- _REQUIREMENT_:
Search the records for "React" and copy each line that holds it.

- _PROVIDED INFORMATION_:
━━━━

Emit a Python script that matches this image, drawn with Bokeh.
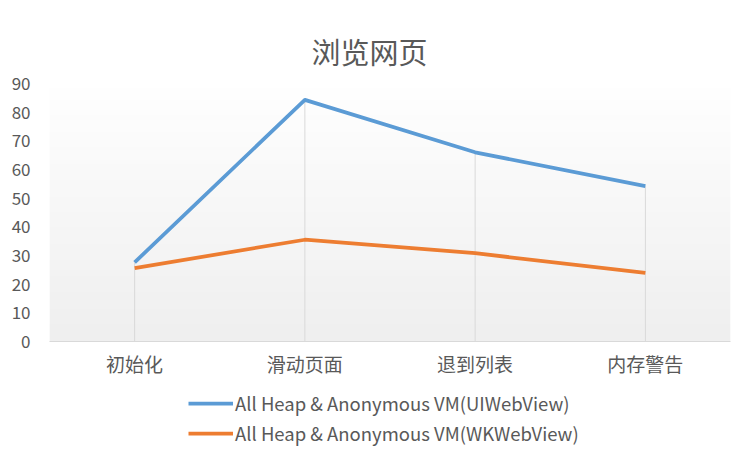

━━━━

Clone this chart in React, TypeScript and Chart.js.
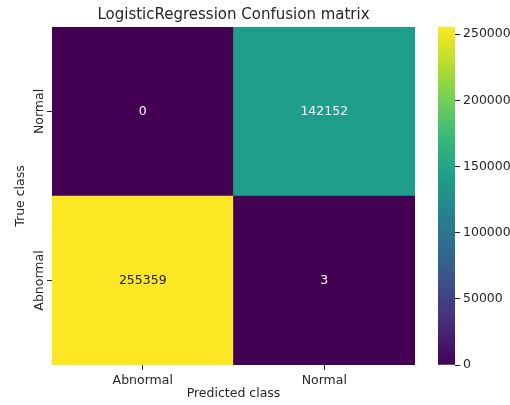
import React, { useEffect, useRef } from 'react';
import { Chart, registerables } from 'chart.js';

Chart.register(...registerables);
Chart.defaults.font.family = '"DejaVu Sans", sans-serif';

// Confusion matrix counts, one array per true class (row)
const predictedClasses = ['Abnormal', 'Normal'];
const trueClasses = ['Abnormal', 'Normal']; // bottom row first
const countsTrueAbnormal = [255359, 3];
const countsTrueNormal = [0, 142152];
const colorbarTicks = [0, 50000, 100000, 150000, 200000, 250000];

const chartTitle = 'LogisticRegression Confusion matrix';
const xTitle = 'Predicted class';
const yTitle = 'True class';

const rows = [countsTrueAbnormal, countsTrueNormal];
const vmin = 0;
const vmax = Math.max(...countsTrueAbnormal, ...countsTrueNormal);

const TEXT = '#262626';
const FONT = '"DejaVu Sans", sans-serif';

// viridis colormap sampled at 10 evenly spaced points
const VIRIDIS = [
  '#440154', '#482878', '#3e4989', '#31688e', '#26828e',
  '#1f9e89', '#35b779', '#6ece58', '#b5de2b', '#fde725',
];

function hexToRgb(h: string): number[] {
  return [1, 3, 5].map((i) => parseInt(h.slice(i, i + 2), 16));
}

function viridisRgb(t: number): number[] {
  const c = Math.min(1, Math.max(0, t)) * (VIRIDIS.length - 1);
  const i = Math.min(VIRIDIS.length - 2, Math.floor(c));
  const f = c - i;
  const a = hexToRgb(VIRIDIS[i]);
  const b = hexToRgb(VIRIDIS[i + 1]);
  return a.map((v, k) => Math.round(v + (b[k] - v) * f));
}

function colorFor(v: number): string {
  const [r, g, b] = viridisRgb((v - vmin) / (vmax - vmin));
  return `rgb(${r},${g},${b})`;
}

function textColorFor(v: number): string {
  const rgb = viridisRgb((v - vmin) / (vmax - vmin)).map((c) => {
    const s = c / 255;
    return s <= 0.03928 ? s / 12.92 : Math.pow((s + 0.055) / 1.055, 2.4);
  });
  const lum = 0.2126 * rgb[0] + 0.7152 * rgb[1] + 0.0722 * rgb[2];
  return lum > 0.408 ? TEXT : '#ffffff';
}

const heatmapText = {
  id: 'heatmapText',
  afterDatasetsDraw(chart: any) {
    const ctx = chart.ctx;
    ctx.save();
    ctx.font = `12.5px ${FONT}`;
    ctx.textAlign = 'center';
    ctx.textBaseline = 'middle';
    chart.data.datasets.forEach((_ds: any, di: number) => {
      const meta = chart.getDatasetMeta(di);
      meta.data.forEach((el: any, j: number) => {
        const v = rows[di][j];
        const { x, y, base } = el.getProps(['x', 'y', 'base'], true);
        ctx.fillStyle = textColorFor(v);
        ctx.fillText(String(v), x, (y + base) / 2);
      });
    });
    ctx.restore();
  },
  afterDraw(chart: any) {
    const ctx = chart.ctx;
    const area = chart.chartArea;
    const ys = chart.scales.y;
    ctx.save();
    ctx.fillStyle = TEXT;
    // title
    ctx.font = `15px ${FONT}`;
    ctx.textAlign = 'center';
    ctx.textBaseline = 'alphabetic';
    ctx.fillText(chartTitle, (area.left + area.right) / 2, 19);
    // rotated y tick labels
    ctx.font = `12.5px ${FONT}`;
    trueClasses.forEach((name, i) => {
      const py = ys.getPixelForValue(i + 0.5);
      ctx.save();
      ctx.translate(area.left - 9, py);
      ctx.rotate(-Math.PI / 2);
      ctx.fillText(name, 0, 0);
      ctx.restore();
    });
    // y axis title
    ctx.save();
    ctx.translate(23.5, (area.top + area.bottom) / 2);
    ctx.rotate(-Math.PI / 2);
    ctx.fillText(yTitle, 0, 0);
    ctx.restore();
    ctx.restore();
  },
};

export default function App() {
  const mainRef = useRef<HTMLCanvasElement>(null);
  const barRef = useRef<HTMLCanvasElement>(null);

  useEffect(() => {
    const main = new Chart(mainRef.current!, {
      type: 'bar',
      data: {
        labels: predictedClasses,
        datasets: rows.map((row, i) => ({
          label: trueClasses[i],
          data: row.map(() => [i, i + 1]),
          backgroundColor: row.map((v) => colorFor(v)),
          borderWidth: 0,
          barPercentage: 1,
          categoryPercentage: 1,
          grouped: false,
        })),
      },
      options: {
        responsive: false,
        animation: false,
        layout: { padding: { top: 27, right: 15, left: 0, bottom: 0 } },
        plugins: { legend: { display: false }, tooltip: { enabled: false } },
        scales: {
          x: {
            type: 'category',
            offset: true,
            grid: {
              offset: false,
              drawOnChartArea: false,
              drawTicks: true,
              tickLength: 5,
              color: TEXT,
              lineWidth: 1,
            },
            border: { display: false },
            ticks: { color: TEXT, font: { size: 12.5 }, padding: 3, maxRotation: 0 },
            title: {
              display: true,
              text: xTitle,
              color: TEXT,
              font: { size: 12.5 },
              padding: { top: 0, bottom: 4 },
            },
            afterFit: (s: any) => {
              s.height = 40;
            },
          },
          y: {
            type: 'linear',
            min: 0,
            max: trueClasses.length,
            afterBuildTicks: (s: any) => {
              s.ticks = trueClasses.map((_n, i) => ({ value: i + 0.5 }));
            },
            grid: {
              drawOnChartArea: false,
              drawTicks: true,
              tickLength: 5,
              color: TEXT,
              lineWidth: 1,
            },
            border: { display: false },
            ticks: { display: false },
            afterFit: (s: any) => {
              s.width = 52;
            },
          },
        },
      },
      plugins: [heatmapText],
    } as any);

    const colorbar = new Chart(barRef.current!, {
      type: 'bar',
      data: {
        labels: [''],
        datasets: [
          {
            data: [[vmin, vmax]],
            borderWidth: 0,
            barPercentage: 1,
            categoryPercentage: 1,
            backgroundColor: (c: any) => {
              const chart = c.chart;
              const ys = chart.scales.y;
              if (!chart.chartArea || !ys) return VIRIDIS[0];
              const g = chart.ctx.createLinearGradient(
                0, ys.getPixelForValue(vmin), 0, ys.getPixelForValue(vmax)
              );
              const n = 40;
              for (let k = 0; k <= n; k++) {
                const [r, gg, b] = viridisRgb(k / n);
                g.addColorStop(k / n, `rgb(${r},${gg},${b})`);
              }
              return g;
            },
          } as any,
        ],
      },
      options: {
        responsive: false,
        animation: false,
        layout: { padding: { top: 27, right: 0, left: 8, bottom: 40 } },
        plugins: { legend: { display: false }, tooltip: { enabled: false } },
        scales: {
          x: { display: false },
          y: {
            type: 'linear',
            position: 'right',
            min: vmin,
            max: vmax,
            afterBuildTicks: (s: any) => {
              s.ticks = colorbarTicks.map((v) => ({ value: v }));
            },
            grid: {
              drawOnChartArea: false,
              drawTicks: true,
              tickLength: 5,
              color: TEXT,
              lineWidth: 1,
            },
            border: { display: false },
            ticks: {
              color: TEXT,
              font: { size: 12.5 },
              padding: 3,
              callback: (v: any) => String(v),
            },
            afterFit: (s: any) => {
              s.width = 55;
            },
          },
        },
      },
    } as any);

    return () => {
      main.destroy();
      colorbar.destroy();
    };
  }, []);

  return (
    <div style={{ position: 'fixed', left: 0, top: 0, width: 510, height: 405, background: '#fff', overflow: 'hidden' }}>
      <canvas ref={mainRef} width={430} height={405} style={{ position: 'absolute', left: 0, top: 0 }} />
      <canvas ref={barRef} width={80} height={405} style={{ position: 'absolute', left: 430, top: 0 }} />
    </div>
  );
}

━━━━

- _SOLUTION TO THIS EXERCISE_:
Clone this chart in React, TypeScript and Chart.js.
import React, { useEffect, useRef } from 'react';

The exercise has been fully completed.